Confetti: a poignant if formulaic medical drama
Drawn from writer/director Ann Hu’s own experience, Confetti manages to downplay its own contrivances to deliver a moving film about a dyslexic girl named Meimei and her illiterate mother, who relocate from China to New York to find treatment for Meimei.
Confetti is evidently well aware of the obligations that fall upon films about childhood health and parental anguish, the basic template and plot delivery tactics invoked by the kind of disability-of-the-week shows that were once so common to US network television. Templates often work, though – even the ones that work up a soap-opera froth.
Confetti’s plot centres around preternaturally winsome nine-year-old Meimei (Harmonie He), whose inability to correctly read or write leads visiting American teacher Thomas (George Christopher) to suspect that she is dyslexic. The school’s headteacher, clearly in the business of delivering standardised classes and under the impression that dyslexia might be a dangerous communicable disease, offers no help, so Meimei’s mother Lan (Zhu Zhu) relocates – with somewhat unconvincing ease – to New York, where she begins seeking treatment. Their very first point of contact is author Helen (Amy Irving), who turns out to be exactly the kind of flinty maverick such a mission requires – a bruised campaigner not just in need of her own emotional rescue after the loss of a child, but wheelchair-bound to boot.
The film’s central tensions are revealed early, in order to draw audience empathy as directly as possible, and the political and cultural obstacles faced by the characters in their native China are framed only briefly before said characters relocate to the US, where medical dilemmas centring around the constraints imposed by money or resources will be familiar to viewers, and clinic doors will open if you just keep on keeping on.

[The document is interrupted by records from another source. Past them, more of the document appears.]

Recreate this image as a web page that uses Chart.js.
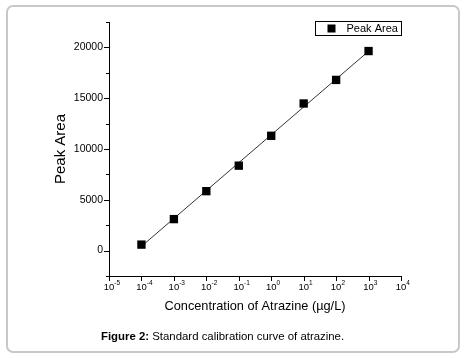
<!DOCTYPE html>
<html>
<head>
<meta charset="utf-8">
<script src="https://cdn.jsdelivr.net/npm/chart.js@4"></script>
<style>
  html, body { margin: 0; padding: 0; background: #fff; }
  #wrap { width: 467px; height: 358px; }
</style>
</head>
<body>
<div id="wrap"><canvas id="calib"></canvas></div>
<script>
// concentration of atrazine (ug/L) and measured peak area
const concentrations = [1e-4, 1e-3, 1e-2, 1e-1, 1e0, 1e1, 1e2, 1e3]
const peakAreas = [590, 3100, 5850, 8360, 11300, 14480, 16800, 19640]
// fitted line, end points
const fitX = [1e-4, 1e3]
const fitY = [420, 19620]
const xDecades = [-5, -4, -3, -2, -1, 0, 1, 2, 3, 4]
const yMajor = [0, 5000, 10000, 15000, 20000]

const FONT = "'Liberation Sans', Arial, sans-serif"
const NARROW = "'Liberation Sans Narrow', 'Liberation Sans', Arial, sans-serif"

// short outward tick marks, major and minor, plus 10^n labels on x
const tickMarks = {
  id: 'tickMarks',
  afterDraw(chart) {
    const ctx = chart.ctx
    const x = chart.scales.x, y = chart.scales.y
    ctx.save()
    ctx.strokeStyle = '#000'
    ctx.lineWidth = 1
    ctx.beginPath()
    x.ticks.forEach((t) => {
      const px = Math.round(x.getPixelForValue(t.value)) + 0.5
      ctx.moveTo(px, y.bottom)
      ctx.lineTo(px, y.bottom + 5)
    })
    y.ticks.forEach((t) => {
      const py = Math.round(y.getPixelForValue(t.value)) + 0.5
      const len = yMajor.includes(t.value) ? 5 : 3
      ctx.moveTo(x.left, py)
      ctx.lineTo(x.left - len, py)
    })
    ctx.stroke()

    ctx.fillStyle = '#000'
    ctx.textBaseline = 'alphabetic'
    x.ticks.forEach((t) => {
      const px = x.getPixelForValue(t.value)
      const exp = String(Math.round(Math.log10(t.value)))
      ctx.font = '9.5px ' + NARROW
      const bw = ctx.measureText('10').width
      ctx.textAlign = 'left'
      ctx.fillText('10', px - bw / 2, y.bottom + 14)
      ctx.font = '6.5px ' + NARROW
      ctx.fillText(exp, px + bw / 2, y.bottom + 9)
    })
    ctx.restore()
  }
}

// boxed legend inside the plot, top right
const boxLegend = {
  id: 'boxLegend',
  afterDraw(chart) {
    const ctx = chart.ctx
    const area = chart.chartArea
    const w = 86, h = 14
    const bx = area.right - w + 0.5, by = area.top - 1 + 0.5
    ctx.save()
    ctx.strokeStyle = '#000'
    ctx.lineWidth = 1
    ctx.strokeRect(bx, by, w, h)
    ctx.fillStyle = '#000'
    ctx.fillRect(bx + 12, by + 3, 8, 8)
    ctx.font = '11px ' + FONT
    ctx.textBaseline = 'middle'
    ctx.fillText(chart.data.datasets[0].label, bx + 31, by + h / 2 + 0.5)
    ctx.restore()
  }
}

// page frame and figure caption
const figureFrame = {
  id: 'figureFrame',
  beforeDraw(chart) {
    const ctx = chart.ctx
    ctx.save()
    ctx.strokeStyle = '#c8c8c8'
    ctx.lineWidth = 2
    ctx.beginPath()
    ctx.roundRect(7, 6, 452, 346, 6)
    ctx.stroke()
    ctx.restore()
  },
  afterDraw(chart) {
    const ctx = chart.ctx
    ctx.save()
    ctx.fillStyle = '#000'
    ctx.textBaseline = 'middle'
    ctx.font = 'bold 11.4px ' + FONT
    const lead = 'Figure 2:'
    ctx.fillText(lead, 101, 337)
    const lw = ctx.measureText(lead).width
    ctx.font = '11.4px ' + FONT
    ctx.fillText(' Standard calibration curve of atrazine.', 101 + lw, 337)
    ctx.restore()
  }
}

new Chart(document.getElementById('calib'), {
  type: 'scatter',
  data: {
    datasets: [
      {
        label: 'Peak Area',
        data: concentrations.map((c, i) => ({ x: c, y: peakAreas[i] })),
        pointStyle: 'rect',
        pointRadius: 5.9,
        pointHoverRadius: 5.9,
        backgroundColor: '#000',
        borderColor: '#000',
        borderWidth: 0,
        order: 0
      },
      {
        label: 'fit',
        data: fitX.map((c, i) => ({ x: c, y: fitY[i] })),
        showLine: true,
        pointRadius: 0,
        borderColor: '#333',
        borderWidth: 1,
        order: 1
      }
    ]
  },
  options: {
    responsive: true,
    maintainAspectRatio: false,
    animation: false,
    events: [],
    layout: { padding: { left: 52, top: 22, right: 66, bottom: 40 } },
    plugins: {
      legend: { display: false },
      tooltip: { enabled: false }
    },
    scales: {
      x: {
        type: 'logarithmic',
        min: 1e-5,
        max: 1e4,
        afterBuildTicks(scale) {
          scale.ticks = xDecades.map((d) => ({ value: Math.pow(10, d) }))
        },
        afterFit(scale) { scale.height = 42 },
        grid: { display: true, drawOnChartArea: false, drawTicks: false },
        border: { color: '#000', width: 1 },
        ticks: { display: false },
        title: {
          display: true,
          text: 'Concentration of Atrazine (µg/L)',
          color: '#000',
          font: { family: FONT, size: 12.75 },
          padding: { top: 0, bottom: 4 }
        }
      },
      y: {
        min: -2500,
        max: 22500,
        afterFit(scale) { scale.width = 57 },
        grid: { display: true, drawOnChartArea: false, drawTicks: false },
        border: { color: '#000', width: 1 },
        ticks: {
          stepSize: 2500,
          padding: 6,
          color: '#000',
          font: { family: FONT, size: 10.5 },
          callback: (v) => (yMajor.includes(v) ? String(v) : '')
        },
        title: {
          display: true,
          text: 'Peak Area',
          color: '#000',
          font: { family: FONT, size: 15 },
          padding: { top: 0, bottom: 0 }
        }
      }
    }
  },
  plugins: [tickMarks, boxLegend, figureFrame]
})
</script>
</body>
</html>
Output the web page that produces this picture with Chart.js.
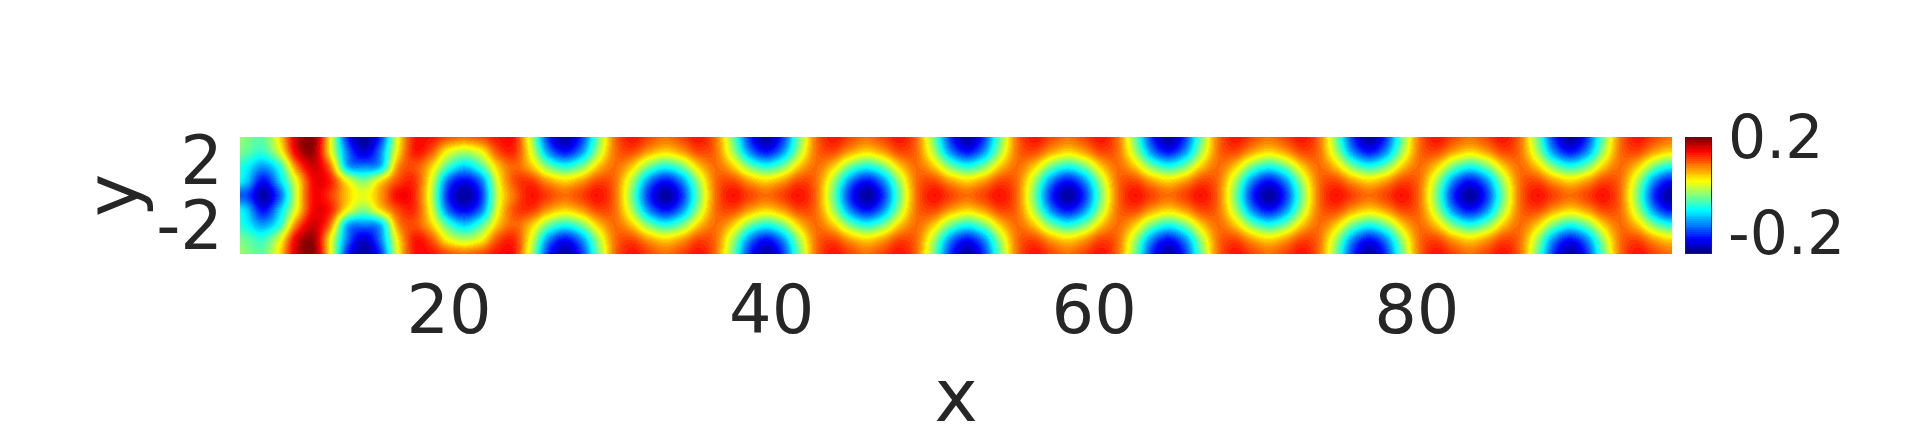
<!DOCTYPE html>
<html>
<head>
<meta charset="utf-8">
<style>
html,body{margin:0;padding:0;background:#fff;width:1914px;height:426px;overflow:hidden}
canvas{position:absolute;left:0;top:0}
</style>
<script src="https://cdn.jsdelivr.net/npm/chart.js@4"></script>
</head>
<body>
<canvas id="main" width="1914" height="426"></canvas>
<canvas id="cbar" width="1914" height="426"></canvas>
<script>
const xTicks=[20,40,60,80];
const yTicks=[-2,2];
const cbarTicks=[-0.2,0.2];
const xLabel='x';
const yLabel='y';
const xNodes=[6.386,7.425,8.464,9.503,10.542,11.581,12.62,13.659,14.698,15.737,16.776,17.815,18.854,19.893,20.932,21.971,23.01,24.049,25.088,26.127,27.166,28.205,29.244,30.283,31.322,32.361,33.4,34.439,35.478,36.517,37.556,38.595,39.634,40.673,41.712,42.751,43.79,44.829,45.868,46.907,47.946,48.985,50.024,51.063,52.102,53.141,54.18,55.219,56.258,57.297,58.336,59.375,60.414,61.453,62.492,63.531,64.57,65.609,66.648,67.687,68.726,69.765,70.804,71.843,72.882,73.921,74.96,75.999,77.038,78.077,79.116,80.155,81.194,82.233,83.272,84.311,85.35,86.389,87.428,88.467,89.506,90.545,91.584,92.623,93.662,94.701,95.74,96.779];
const yNodes=[-3.6,-2.7,-1.8,-0.9,0,0.9,1.8,2.7,3.6];
const rowY00=[-.178,-.188,-.266,-.178,.006,.137,.113,.045,.006,.064,.137,.122,-.004,-.203,-.270,-.203,-.004,.088,.132,.108,
.087,.108,.132,.087,-.046,-.201,-.269,-.201,-.046,.087,.132,.108,
.087,.108,.132,.087,-.046,-.201,-.269,-.201,-.046,.087,.132,.108,
.087,.108,.132,.087,-.046,-.201,-.269,-.201,-.046,.087,.132,.108,
.087,.108,.132,.087,-.046,-.201,-.269,-.201,-.046,.087,.132,.108,
.087,.108,.132,.087,-.046,-.201,-.269,-.201,-.046,.087,.132,.108,
.087,.108,.132,.087,-.046,-.201,-.269,-.201];
const rowY09=[-.081,-.125,-.222,-.125,.016,.142,.127,.016,-.043,.030,.103,.118,.011,-.169,-.227,-.169,.011,.103,.113,.064,
.035,.063,.106,.087,-.020,-.156,-.217,-.156,-.020,.087,.106,.063,
.035,.063,.106,.087,-.020,-.156,-.217,-.156,-.020,.087,.106,.063,
.035,.063,.106,.087,-.020,-.156,-.217,-.156,-.020,.087,.106,.063,
.035,.063,.106,.087,-.020,-.156,-.217,-.156,-.020,.087,.106,.063,
.035,.063,.106,.087,-.020,-.156,-.217,-.156,-.020,.087,.106,.063,
.035,.063,.106,.087,-.020,-.156,-.217,-.156];
const rowY18=[-.067,-.101,-.149,-.081,.084,.161,.084,-.135,-.164,-.135,.064,.103,.045,-.067,-.125,-.067,.045,.093,.045,-.047,
-.091,-.046,.043,.087,.043,-.046,-.091,-.046,.043,.087,.043,-.046,
-.091,-.046,.043,.087,.043,-.046,-.091,-.046,.043,.087,.043,-.046,
-.091,-.046,.043,.087,.043,-.046,-.091,-.046,.043,.087,.043,-.046,
-.091,-.046,.043,.087,.043,-.046,-.091,-.046,.043,.087,.043,-.046,
-.091,-.046,.043,.087,.043,-.046,-.091,-.046,.043,.087,.043,-.046,
-.091,-.046,.043,.087,.043,-.046,-.091,-.046];
const rowY27=[-.028,-.057,-.076,.006,.152,.185,.021,-.164,-.246,-.164,.021,.127,.103,.016,-.018,.016,.103,.118,.006,-.154,
-.217,-.156,-.020,.087,.106,.063,.035,.063,.106,.087,-.020,-.156,
-.217,-.156,-.020,.087,.106,.063,.035,.063,.106,.087,-.020,-.156,
-.217,-.156,-.020,.087,.106,.063,.035,.063,.106,.087,-.020,-.156,
-.217,-.156,-.020,.087,.106,.063,.035,.063,.106,.087,-.020,-.156,
-.217,-.156,-.020,.087,.106,.063,.035,.063,.106,.087,-.020,-.156,
-.217,-.156,-.020,.087,.106,.063,.035,.063];
const rowY36=[-.004,-.043,-.057,.035,.166,.195,.021,-.203,-.270,-.203,.006,.127,.132,.103,.088,.103,.132,.127,-.018,-.203,
-.269,-.201,-.046,.087,.132,.108,.087,.108,.132,.087,-.046,-.201,
-.269,-.201,-.046,.087,.132,.108,.087,.108,.132,.087,-.046,-.201,
-.269,-.201,-.046,.087,.132,.108,.087,.108,.132,.087,-.046,-.201,
-.269,-.201,-.046,.087,.132,.108,.087,.108,.132,.087,-.046,-.201,
-.269,-.201,-.046,.087,.132,.108,.087,.108,.132,.087,-.046,-.201,
-.269,-.201,-.046,.087,.132,.108,.087,.108];
const cbarX=[0,1];
const cbarLevels=[-0.285,-0.25,-0.2,-0.15,-0.1,-0.05,0,0.05,0.1,0.15,0.2];
const vMin=-0.285, vMax=0.2;

const TEXT='#262626', FONT='"DejaVu Sans"';

function jet(v){
  let f=(v-vMin)/(vMax-vMin);
  f=Math.min(63,Math.max(0,Math.floor(f*64)));
  f=(f+0.5)/64;
  const c=t=>Math.round(255*Math.min(1,Math.max(0,1.5-Math.abs(4*f-t))));
  return [c(3),c(2),c(1)];
}
function cr(a,b,c,d,t){return 0.5*(2*b+(c-a)*t+(2*a-5*b+4*c-d)*t*t+(3*b-a-3*c+d)*t*t*t);}
function locate(nodes,val){
  let i=0;
  while(i<nodes.length-2&&nodes[i+1]<=val)i++;
  return [i,(val-nodes[i])/(nodes[i+1]-nodes[i])];
}
class HeatController extends Chart.ScatterController{
  draw(){
    const meta=this.getMeta(), ds=this.getDataset(), xs=meta.xScale, ys=meta.yScale, ctx=this.chart.ctx;
    const X=ds.gridX, Y=ds.gridY, at=(c,r)=>{
      c=Math.max(0,Math.min(X.length-1,c)); r=Math.max(0,Math.min(Y.length-1,r));
      return ds.data[r*X.length+c].v;
    };
    const L=Math.round(xs.left), R=Math.round(xs.right), T=Math.round(ys.top), B=Math.round(ys.bottom);
    const w=R-L, h=B-T, img=ctx.createImageData(w,h);
    for(let py=0;py<h;py++){
      const [r,tr]=locate(Y,ys.getValueForPixel(T+py+0.5));
      for(let px=0;px<w;px++){
        const [c,tc]=locate(X,xs.getValueForPixel(L+px+0.5));
        const col=[-1,0,1,2].map(k=>cr(at(c-1,r+k),at(c,r+k),at(c+1,r+k),at(c+2,r+k),tc));
        const v=cr(col[0],col[1],col[2],col[3],tr);
        const rgb=jet(v), o=(py*w+px)*4;
        img.data[o]=rgb[0];img.data[o+1]=rgb[1];img.data[o+2]=rgb[2];img.data[o+3]=255;
      }
    }
    ctx.putImageData(img,L,T);
    if(ds.outline){ctx.save();ctx.strokeStyle=ds.outline;ctx.lineWidth=1;ctx.strokeRect(L+0.5,T+0.5,w-1,h-1);ctx.restore();}
  }
}
HeatController.id='heatmap';
HeatController.defaults=Chart.ScatterController.defaults;
HeatController.overrides=Chart.ScatterController.overrides;
Chart.register(HeatController);

function cells(X,Y,rows){
  const out=[];
  Y.forEach((y,r)=>X.forEach((x,c)=>out.push({x,y,v:rows[r][c]})));
  return out;
}
const mainRows=[rowY36,rowY27,rowY18,rowY09,rowY00,rowY09,rowY18,rowY27,rowY36];
const tickFont={family:FONT,size:67};
const cbarFont={family:FONT,size:60};

new Chart(document.getElementById('main'),{
  type:'heatmap',
  data:{datasets:[{data:cells(xNodes,yNodes,mainRows),gridX:xNodes,gridY:yNodes,pointRadius:0,showLine:false}]},
  options:{
    responsive:false,animation:false,
    layout:{padding:{left:0,top:137,right:242,bottom:0}},
    plugins:{legend:{display:false},tooltip:{enabled:false}},
    scales:{
      x:{type:'linear',min:7.04,max:95.82,
        afterBuildTicks:s=>{s.ticks=xTicks.map(value=>({value}));},
        afterFit:s=>{s.height=172;},
        grid:{display:false},border:{display:false},
        ticks:{font:tickFont,color:TEXT,padding:13,maxRotation:0,autoSkip:false},
        title:{display:true,text:xLabel,color:TEXT,font:{family:FONT,size:73},padding:{top:0,bottom:-20}}},
      y:{type:'linear',min:-3.6,max:3.6,
        afterBuildTicks:s=>{s.ticks=yTicks.map(value=>({value}));},
        afterFit:s=>{s.width=240;},
        grid:{display:false},border:{display:false},
        ticks:{font:tickFont,color:TEXT,padding:9,autoSkip:false,labelOffset:4},
        title:{display:true,text:yLabel,color:TEXT,font:{family:FONT,size:73},padding:{top:75,bottom:0}}}
    }
  }
});

new Chart(document.getElementById('cbar'),{
  type:'heatmap',
  data:{datasets:[{data:cells(cbarX,cbarLevels,cbarLevels.map(l=>[l,l])),gridX:cbarX,gridY:cbarLevels,outline:TEXT,pointRadius:0,showLine:false}]},
  options:{
    responsive:false,animation:false,
    layout:{padding:{left:1685,top:137,right:0,bottom:172}},
    plugins:{legend:{display:false},tooltip:{enabled:false}},
    scales:{
      x:{type:'linear',min:0,max:1,display:false},
      y:{type:'linear',position:'right',min:vMin,max:vMax,
        afterBuildTicks:s=>{s.ticks=cbarTicks.map(value=>({value}));},
        afterFit:s=>{s.width=202;},
        grid:{display:false},border:{display:false},
        ticks:{font:cbarFont,color:TEXT,padding:8,autoSkip:false,labelOffset:5}}
    }
  }
});
</script>
</body>
</html>
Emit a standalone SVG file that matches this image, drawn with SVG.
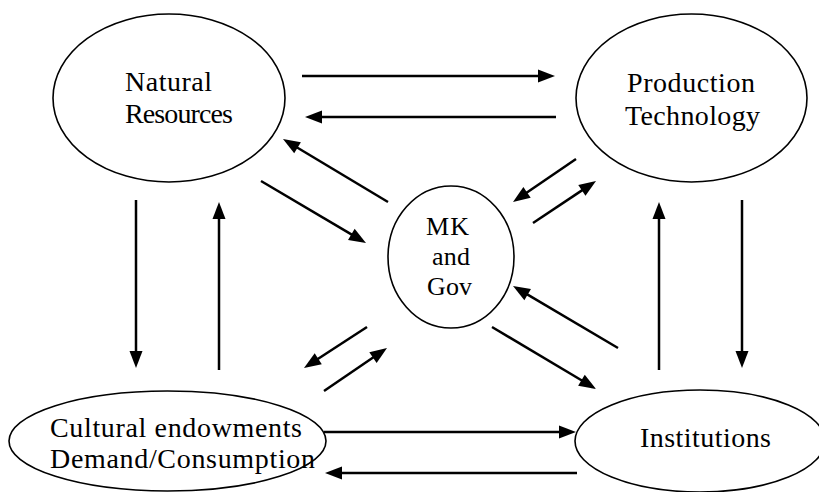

Drawn from writer/director Ann Hu’s own experience, Confetti tries hard to downplay its own contrivances and takes care not to obscure our view of the actors or their faces, which is where most of the action is. The film relies heavily on Lan’s commitment to Meimei, and on her rising despair while also attempting to navigate her own situation as an immigrant with a low-paying job; in other words, it relies on Zhu to convey all this without tipping into wholesale pathos. It’s a close-run thing, especially since the story reveals that Lan is herself illiterate and has never been able to read or write in her own language. She sends voice messages rather than texts to her husband, kidding herself that he hasn’t spotted it. The parallels this duly opens up between mother and daughter conjure a few universal parental torments (“she is going to be a waste, like me,” moans Lan at one point) potent enough for their shadows to remain after the film’s last-minute breakthroughs and fortuitous coincidences have faded.
► Confetti is in UK cinemas from tomorrow.